Note that to make the elements wide enough to multiply by place-values without overflow, you have to unpack, which costs some shuffling. ints.reduceLanes takes about log2(elements) shuffle/add steps, and if you're starting with 512-bit AVX-512 vectors of int, the first 2 of those shuffles are lane-crossing, 3 cycle latency (https://agner.org/optimize/). (Or if your machine doesn't even have AVX2, then a 512-bit integer vector is actually 4x 128-bit vectors. And you had to do separate work to unpack each part. But at least the reduction will be cheap, just vertical adds until you get down to a single 128-bit vector.)

Answer 2

Hmm.

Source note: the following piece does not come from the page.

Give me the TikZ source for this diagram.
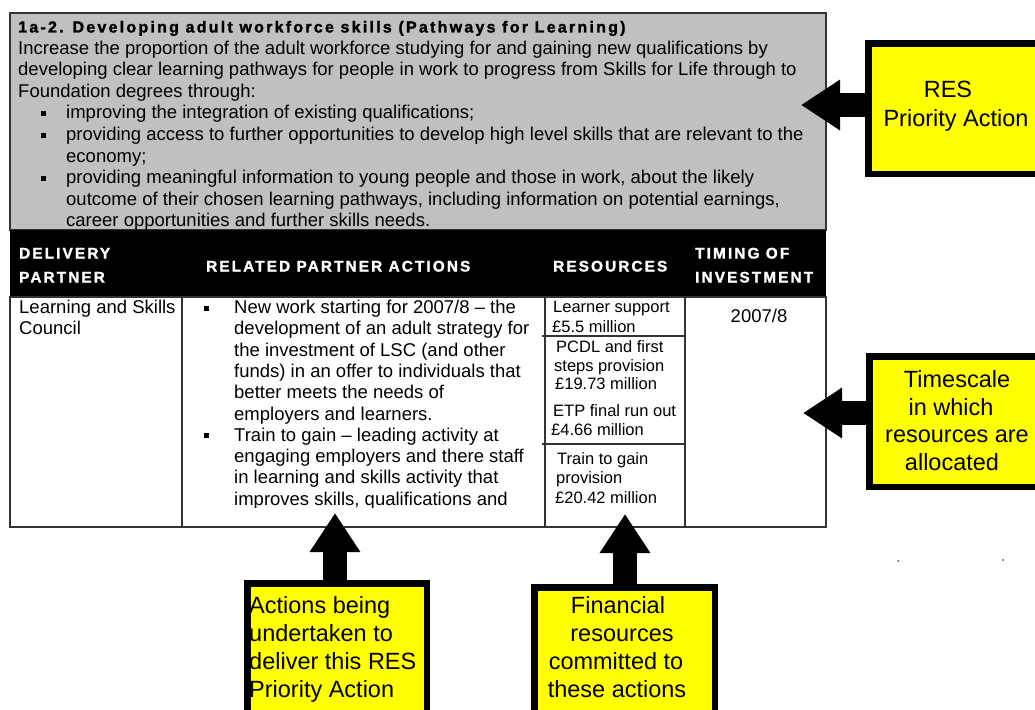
\documentclass[tikz,border=0pt]{standalone}
\usepackage{fontspec}
\setmainfont{Liberation Sans}
\newfontfamily\spacedfont{Liberation Sans Bold}[LetterSpace=14, FakeBold=1.6]
\usetikzlibrary{arrows.meta,calc}
\definecolor{panelgrey}{HTML}{C0C0C0}
\definecolor{rulegrey}{HTML}{333333}
\definecolor{boxyellow}{HTML}{FFFF00}
\begin{document}
\begin{tikzpicture}[x=1pt,y=-1pt,
  body/.style={anchor=base west, inner sep=0pt, font=\fontsize{18.5}{21.5}\selectfont},
  bodyc/.style={anchor=base, inner sep=0pt, font=\fontsize{18.5}{21.5}\selectfont},
  restxt/.style={anchor=base west, inner sep=0pt, font=\fontsize{16.5}{19}\selectfont},
  hdr/.style={anchor=base west, inner sep=0pt, text=white, font=\spacedfont\fontsize{15.3}{18}\selectfont},
  ttl/.style={anchor=base west, inner sep=0pt, font=\spacedfont\fontsize{16}{18}\selectfont},
  bul/.style={fill=black, inner sep=0pt, minimum size=5pt, rectangle},
  ybox/.style={draw=black, line width=6.5pt, fill=boxyellow, anchor=north west, inner sep=0pt},
  ytxt/.style={anchor=base, inner sep=0pt, font=\fontsize{23.5}{28}\selectfont},
  ytxtl/.style={anchor=base west, inner sep=0pt, font=\fontsize{23.5}{28}\selectfont},
  bigarrow/.style={draw=black, line width=24pt, -{Triangle[length=39pt,width=48pt]}},
  rulestyle/.style={draw=rulegrey, line width=1.3pt}
]
\useasboundingbox (0,0) rectangle (1035,709);
\clip (0,0) rectangle (1035,709);
\fill[white] (0,0) rectangle (1035,709);

% grey panel
\filldraw[fill=panelgrey, rulestyle] (10,13) rectangle (826,230);
\node[ttl] (title) at (18,32.5) {1a-2. Developing adult workforce skills (Pathways for Learning)};
\node[body] (g1) at (18,54.1) {Increase the proportion of the adult workforce studying for and gaining new qualifications by};
\node[body] (g2) at (18,75.7) {developing clear learning pathways for people in work to progress from Skills for Life through to};
\node[body] (g3) at (18,97.3) {Foundation degrees through:};
\node[bul] (gb1) at (43,113.4) {};
\node[body] (g4) at (66,118.9) {improving the integration of existing qualifications;};
\node[bul] (gb2) at (43,135.0) {};
\node[body] (g5) at (66,140.5) {providing access to further opportunities to develop high level skills that are relevant to the};
\node[body] (g6) at (66,162.1) {economy;};
\node[bul] (gb3) at (43,178.2) {};
\node[body] (g7) at (66,183.7) {providing meaningful information to young people and those in work, about the likely};
\node[body] (g8) at (66,205.3) {outcome of their chosen learning pathways, including information on potential earnings,};
\node[body] (g9) at (66,226.9) {career opportunities and further skills needs.};

% header
\fill[black] (10,230) rectangle (826,297);
\node[hdr] (h1) at (19,258.5) {DELIVERY};
\node[hdr] (h2) at (19,282.5) {PARTNER};
\node[hdr] (h3) at (206,271.5) {RELATED PARTNER ACTIONS};
\node[hdr] (h4) at (553,271.5) {RESOURCES};
\node[hdr] (h5) at (695,258.5) {TIMING OF};
\node[hdr] (h6) at (695,282.5) {INVESTMENT};

% body
\draw[rulestyle] (10,297) rectangle (826,527);
\draw[rulestyle] (182,297) -- (182,527);
\draw[rulestyle] (545,297) -- (545,527);
\draw[rulestyle] (685,297) -- (685,527);
\draw[rulestyle] (542,336) -- (685,336);
\draw[rulestyle] (542,444) -- (685,444);

\node[body] (d1) at (19,313.5) {Learning and Skills};
\node[body] (d2) at (19,334.8) {Council};

\begin{scope}
\clip (183,298) rectangle (544,507);
\node[bul] (ab1) at (206,308) {};
\node[body] (a1) at (234,313.5) {New work starting for 2007/8 -- the};
\node[body] (a2) at (234,334.8) {development of an adult strategy for};
\node[body] (a3) at (234,356.1) {the investment of LSC (and other};
\node[body] (a4) at (234,377.4) {funds) in an offer to individuals that};
\node[body] (a5) at (234,398.7) {better meets the needs of};
\node[body] (a6) at (234,420.0) {employers and learners.};
\node[bul] (ab2) at (206,435.8) {};
\node[body] (a7) at (234,441.3) {Train to gain -- leading activity at};
\node[body] (a8) at (234,462.6) {engaging employers and there staff};
\node[body] (a9) at (234,483.9) {in learning and skills activity that};
\node[body] (a10) at (234,505.2) {improves skills, qualifications and};
\end{scope}

\node[restxt] (r1) at (553,312) {Learner support};
\node[restxt] (r2) at (552,332) {£5.5 million};
\node[restxt] (r3) at (556,352) {PCDL and first};
\node[restxt] (r4) at (554,371) {steps provision};
\node[restxt] (r5) at (555,389) {£19.73 million};
\node[restxt] (r6) at (553,416) {ETP final run out};
\node[restxt] (r7) at (551,435) {£4.66 million};
\node[restxt] (r8) at (557,464) {Train to gain};
\node[restxt] (r9) at (556,483) {provision};
\node[restxt] (r10) at (555,503) {£20.42 million};

\node[bodyc] (t1) at (759,322) {2007/8};

% yellow boxes
\node[ybox, minimum width=200pt, minimum height=130.5pt] (resbox) at (865.25,40.25) {};
\node[ytxt] (rb1) at (948,97) {RES};
\node[ytxt] (rb2) at (956,126) {Priority Action};

\node[ybox, minimum width=200pt, minimum height=130.5pt] (timebox) at (866.25,353.25) {};
\node[ytxt] (tb1) at (957,387) {Timescale};
\node[ytxt] (tb2) at (951,415) {in which};
\node[ytxt] (tb3) at (957,442) {resources are};
\node[ytxt] (tb4) at (952,470) {allocated};

\node[ybox, minimum width=179.5pt, minimum height=170pt] (actbox) at (244.25,580.25) {};
\node[ytxtl] (ab1t) at (249,613) {Actions being};
\node[ytxtl] (ab2t) at (249,641) {undertaken to};
\node[ytxtl] (ab3t) at (249,669) {deliver this RES};
\node[ytxtl] (ab4t) at (249,697) {Priority Action};

\node[ybox, minimum width=180.5pt, minimum height=170pt] (finbox) at (531.25,584.25) {};
\node[ytxt] (fb1) at (618,613) {Financial};
\node[ytxt] (fb2) at (622,641) {resources};
\node[ytxt] (fb3) at (616,669) {committed to};
\node[ytxt] (fb4) at (617,697) {these actions};

% block arrows
\coordinate (resTip) at (801,105);
\coordinate (timeTip) at (803,413);
\coordinate (actTip) at (335,513);
\coordinate (finTip) at (625,514);
\draw[bigarrow] (resbox.west |- resTip) -- (resTip);
\draw[bigarrow] (timebox.west |- timeTip) -- (timeTip);
\draw[bigarrow] (actTip |- actbox.north) -- (actTip);
\draw[bigarrow] (finTip |- finbox.north) -- (finTip);

% stray dots
\fill[black!70] (898,561) circle (1pt);
\fill[black!70] (1003,560) circle (1pt);
\end{tikzpicture}
\end{document}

I found this post because I've hit something strange with the Vector perfomance for something that ostensibly it should be ideal for - multiplying two double arrays.

  static private void doVector(int iteration, double[] input1, double[] input2, double[] output) {
    Instant start = Instant.now();
    for (int i = 0; i < SPECIES.loopBound(ARRAY_LENGTH); i += SPECIES.length()) {
      DoubleVector va = DoubleVector.fromArray(SPECIES, input1, i);
      DoubleVector vb = DoubleVector.fromArray(SPECIES, input2, i);
      va.mul(vb);
      System.arraycopy(va.mul(vb).toArray(), 0, output, i, SPECIES.length());
    }
    Instant finish = Instant.now();
    System.out.println("vector duration " + iteration + ": " + Duration.between(start, finish).getNano());
  }

The species length comes out at 4 on my machine (CPU is Intel i7-7700HQ at 2.8 GHz).

On my first attempt the execution was taking more than 15 milliseconds to execute (compared with 0 for the scalar equivalent), even with a tiny array length (8 elements). On a hunch I added the iteration to see whether something had to warm up - and indeed, the first iteration still ALWAYS takes ages (44 ms for 65536 elements). Whilst most of the other iterations are reporting zero time, a few are taking around 15ms but they are randomly distributed (i.e. not always the same iteration index on each run). I sort of expect that (because I'm measuring real-time measurement and other stuff will be going on).

However, overall for an array size of 65536 elements, and 32 iterations, the total duration for the vector approach is 2-3 times longer than that for the scalar one.